**Objective:** Scan the data. Collect each line that contains the word "this".

**Provided records:**
# # # #
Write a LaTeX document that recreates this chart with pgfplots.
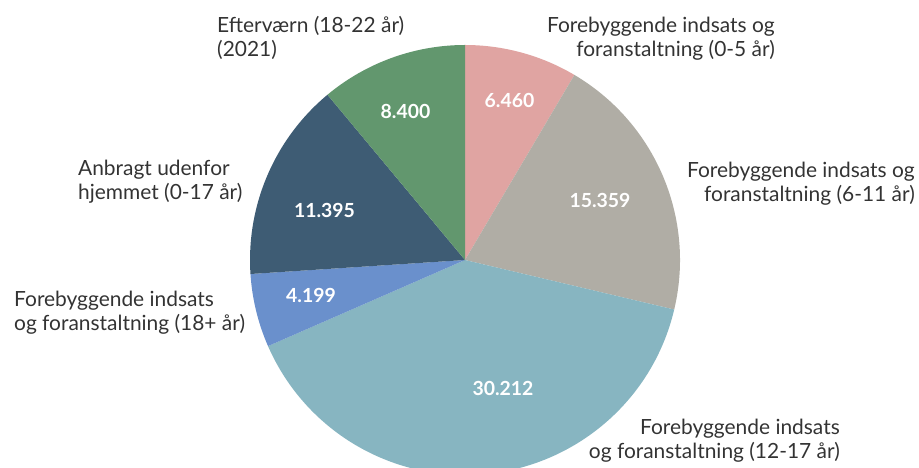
\documentclass[border=0pt]{standalone}
\usepackage{pgfplots}
\pgfplotsset{compat=1.18}
\usepackage{fontspec}
\setmainfont{Lato}
\definecolor{cPink}{HTML}{E0A4A2}
\definecolor{cGrey}{HTML}{B0ADA5}
\definecolor{cTeal}{HTML}{87B5C1}
\definecolor{cBlue}{HTML}{6A90CC}
\definecolor{cDark}{HTML}{3E5C74}
\definecolor{cGreen}{HTML}{62976E}
\definecolor{cText}{HTML}{333333}
% values in thousands
\def\vA{6.460}\def\vB{15.359}\def\vC{30.212}\def\vD{4.199}\def\vE{11.395}\def\vF{8.400}
\pgfmathsetmacro\tot{\vA+\vB+\vC+\vD+\vE+\vF}
\pgfmathsetmacro\aA{90-360*\vA/\tot}
\pgfmathsetmacro\aB{\aA-360*\vB/\tot}
\pgfmathsetmacro\aC{\aB-360*\vC/\tot}
\pgfmathsetmacro\aD{\aC-360*\vD/\tot}
\pgfmathsetmacro\aE{\aD-360*\vE/\tot}
\newcommand\lbl{\fontsize{21}{24}\selectfont\color{cText}}
\newcommand\num{\fontsize{19.5}{22}\selectfont\bfseries\color{white}}
\begin{document}
\begin{tikzpicture}
\begin{axis}[scale only axis, width=919bp, height=468bp,
  xmin=0, xmax=919, ymin=0, ymax=468, hide axis, clip=true]
\def\R{215bp}
\fill[cPink] (axis cs:465,208) -- ++(90:\R) arc[start angle=90, end angle=\aA, radius=\R] -- cycle;
\fill[cGrey] (axis cs:465,208) -- ++(\aA:\R) arc[start angle=\aA, end angle=\aB, radius=\R] -- cycle;
\fill[cTeal] (axis cs:465,208) -- ++(\aB:\R) arc[start angle=\aB, end angle=\aC, radius=\R] -- cycle;
\fill[cBlue] (axis cs:465,208) -- ++(\aC:\R) arc[start angle=\aC, end angle=\aD, radius=\R] -- cycle;
\fill[cDark] (axis cs:465,208) -- ++(\aD:\R) arc[start angle=\aD, end angle=\aE, radius=\R] -- cycle;
\fill[cGreen] (axis cs:465,208) -- ++(\aE:\R) arc[start angle=\aE, end angle=-270, radius=\R] -- cycle;
\node[font=\num] at (axis cs:509.5,368) {6.460};
\node[font=\num] at (axis cs:600,268) {15.359};
\node[font=\num] at (axis cs:503,79.5) {30.212};
\node[font=\num] at (axis cs:311,172.5) {4.199};
\node[font=\num] at (axis cs:324.5,258) {11.395};
\node[font=\num] at (axis cs:405.5,356.5) {8.400};
% outer labels (baselines)
\node[font=\lbl, anchor=base west, inner sep=0pt] at (axis cs:217,435) {Efterværn (18-22 år)};
\node[font=\lbl, anchor=base west, inner sep=0pt] at (axis cs:217,411) {(2021)};
\node[font=\lbl, anchor=base east, inner sep=0pt] at (axis cs:775,435) {Forebyggende indsats og};
\node[font=\lbl, anchor=base east, inner sep=0pt] at (axis cs:775,411) {foranstaltning (0-5 år)};
\node[font=\lbl, anchor=base east, inner sep=0pt] at (axis cs:915,290) {Forebyggende indsats og};
\node[font=\lbl, anchor=base east, inner sep=0pt] at (axis cs:915,266) {foranstaltning (6-11 år)};
\node[font=\lbl, anchor=base west, inner sep=0pt] at (axis cs:78,292) {Anbragt udenfor};
\node[font=\lbl, anchor=base west, inner sep=0pt] at (axis cs:78,268) {hjemmet (0-17 år)};
\node[font=\lbl, anchor=base west, inner sep=0pt] at (axis cs:14,161) {Forebyggende indsats};
\node[font=\lbl, anchor=base west, inner sep=0pt] at (axis cs:14,137) {og foranstaltning (18+ år)};
\node[font=\lbl, anchor=base east, inner sep=0pt] at (axis cs:840,33) {Forebyggende indsats};
\node[font=\lbl, anchor=base east, inner sep=0pt] at (axis cs:840,10) {og foranstaltning (12-17 år)};
\end{axis}
\pgfresetboundingbox
\path (current axis.south west) rectangle (current axis.north east);
\end{tikzpicture}
\end{document}
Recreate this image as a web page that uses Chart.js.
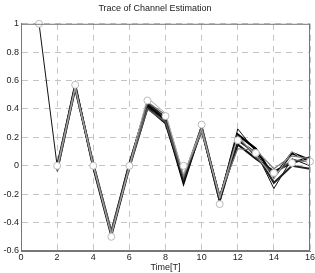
<!DOCTYPE html>
<html>
<head>
<meta charset="utf-8">
<script src="https://cdn.jsdelivr.net/npm/chart.js@4"></script>
<style>
  html, body { margin: 0; padding: 0; background: #fff; }
  #wrap { width: 315px; height: 273px; }
</style>
</head>
<body>
<div id="wrap"><canvas id="chart"></canvas></div>
<script>
// sample times (in T)
var times = [1, 2, 3, 4, 5, 6, 7, 8, 9, 10, 11, 12, 13, 14, 15, 16];
// true channel taps (white circles)
var trueTaps = [1, 0, 0.57, 0, -0.5, 0, 0.46, 0.35, 0, 0.29, -0.27, 0.18, 0.09, -0.05, 0.02, 0.03];
// estimation traces
var est1 = [1, 0, 0.56, 0, -0.48, 0, 0.42, 0.33, -0.11, 0.26, -0.23, 0.26, 0.10, -0.16, 0.05, 0.00];
var est2 = [null, -0.03, 0.55, 0.01, -0.47, 0.01, 0.43, 0.32, -0.12, 0.27, -0.24, 0.22, 0.12, -0.08, 0.09, 0.04];
var est3 = [null, -0.02, 0.57, -0.01, -0.49, -0.01, 0.41, 0.30, -0.09, 0.25, -0.22, 0.15, 0.05, -0.04, 0.02, 0.06];
var est4 = [null, 0, 0.56, 0, -0.48, 0.01, 0.44, 0.34, -0.10, 0.26, -0.25, 0.18, 0.09, -0.12, 0.00, -0.02];
var est5 = [null, -0.04, 0.54, 0, -0.46, 0, 0.40, 0.31, -0.08, 0.28, -0.22, 0.21, 0.06, -0.06, 0.04, 0.03];
var est6 = [null, -0.01, 0.56, 0.02, -0.47, -0.02, 0.45, 0.36, -0.07, 0.24, -0.21, 0.12, 0.11, -0.02, 0.07, 0.05];
var est7 = [null, -0.02, 0.55, 0, -0.49, 0, 0.48, 0.37, -0.06, 0.26, -0.23, 0.20, 0.08, -0.09, 0.10, 0.01];
var xTicks = [0, 2, 4, 6, 8, 10, 12, 14, 16];
var yTicks = [-0.6, -0.4, -0.2, 0, 0.2, 0.4, 0.6, 0.8, 1];

function pts(arr) {
  return times.map(function (t, i) { return { x: t, y: arr[i] }; });
}

var traces = [est7, est6, est5, est4, est3, est2, est1];
var traceColors = ['#aaa', '#777', '#555', '#222', '#111', '#000', '#111'];
var traceWidths = [1, 1.2, 1.5, 2, 2.2, 2.4, 1];

var datasets = traces.map(function (arr, i) {
  return {
    data: pts(arr),
    borderColor: traceColors[i],
    borderWidth: traceWidths[i],
    pointRadius: 0,
    tension: 0,
    fill: false,
    order: 2
  };
});
datasets.push({
  data: pts(trueTaps),
  showLine: false,
  clip: false,
  pointRadius: 3.5,
  pointBackgroundColor: '#fff',
  pointBorderColor: '#bbb',
  pointBorderWidth: 1,
  order: 1
});

// box around the plot area
var frame = {
  id: 'frame',
  afterDraw: function (chart) {
    var a = chart.chartArea, c = chart.ctx;
    c.save();
    c.strokeStyle = '#777';
    c.lineWidth = 1;
    c.strokeRect(a.left + 0.5, a.top + 0.5, a.right - a.left - 1, a.bottom - a.top - 1);
    c.restore();
  }
};

var font = { family: 'Liberation Sans, Arial, sans-serif', size: 9, weight: 'normal' };

new Chart(document.getElementById('chart'), {
  type: 'line',
  data: { datasets: datasets },
  plugins: [frame],
  options: {
    responsive: true,
    maintainAspectRatio: false,
    animation: false,
    layout: { padding: { top: 0, right: 5, bottom: 0, left: 0 } },
    plugins: {
      legend: { display: false },
      tooltip: { enabled: false },
      title: {
        display: true,
        text: 'Trace of Channel Estimation',
        color: '#222',
        font: font,
        padding: { top: 3, bottom: 10 }
      }
    },
    scales: {
      x: {
        type: 'linear',
        min: 0,
        max: 16,
        afterBuildTicks: function (s) { s.ticks = xTicks.map(function (v) { return { value: v }; }); },
        afterFit: function (s) { s.height = 22; s.paddingLeft = 0; s.paddingRight = 0; },
        grid: { color: '#c4c4c4', drawTicks: false },
        border: { display: true, color: '#777', dash: [6, 5] },
        ticks: { color: '#222', font: font, padding: 1, maxRotation: 0 },
        title: { display: true, text: 'Time[T]', color: '#222', font: font, padding: 0 }
      },
      y: {
        min: -0.6,
        max: 1,
        afterBuildTicks: function (s) { s.ticks = yTicks.map(function (v) { return { value: v }; }); },
        afterFit: function (s) { s.width = 21; s.paddingTop = 0; s.paddingBottom = 0; },
        grid: { color: '#c4c4c4', drawTicks: false },
        border: { display: true, color: '#777', dash: [6, 5] },
        ticks: {
          color: '#222', font: font, padding: 2,
          callback: function (v) { return Math.round(v * 10) / 10; }
        }
      }
    }
  }
});
</script>
</body>
</html>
# # # #
**Full solution:**
Write a LaTeX document that recreates this chart with pgfplots.
Recreate this image as a web page that uses Chart.js.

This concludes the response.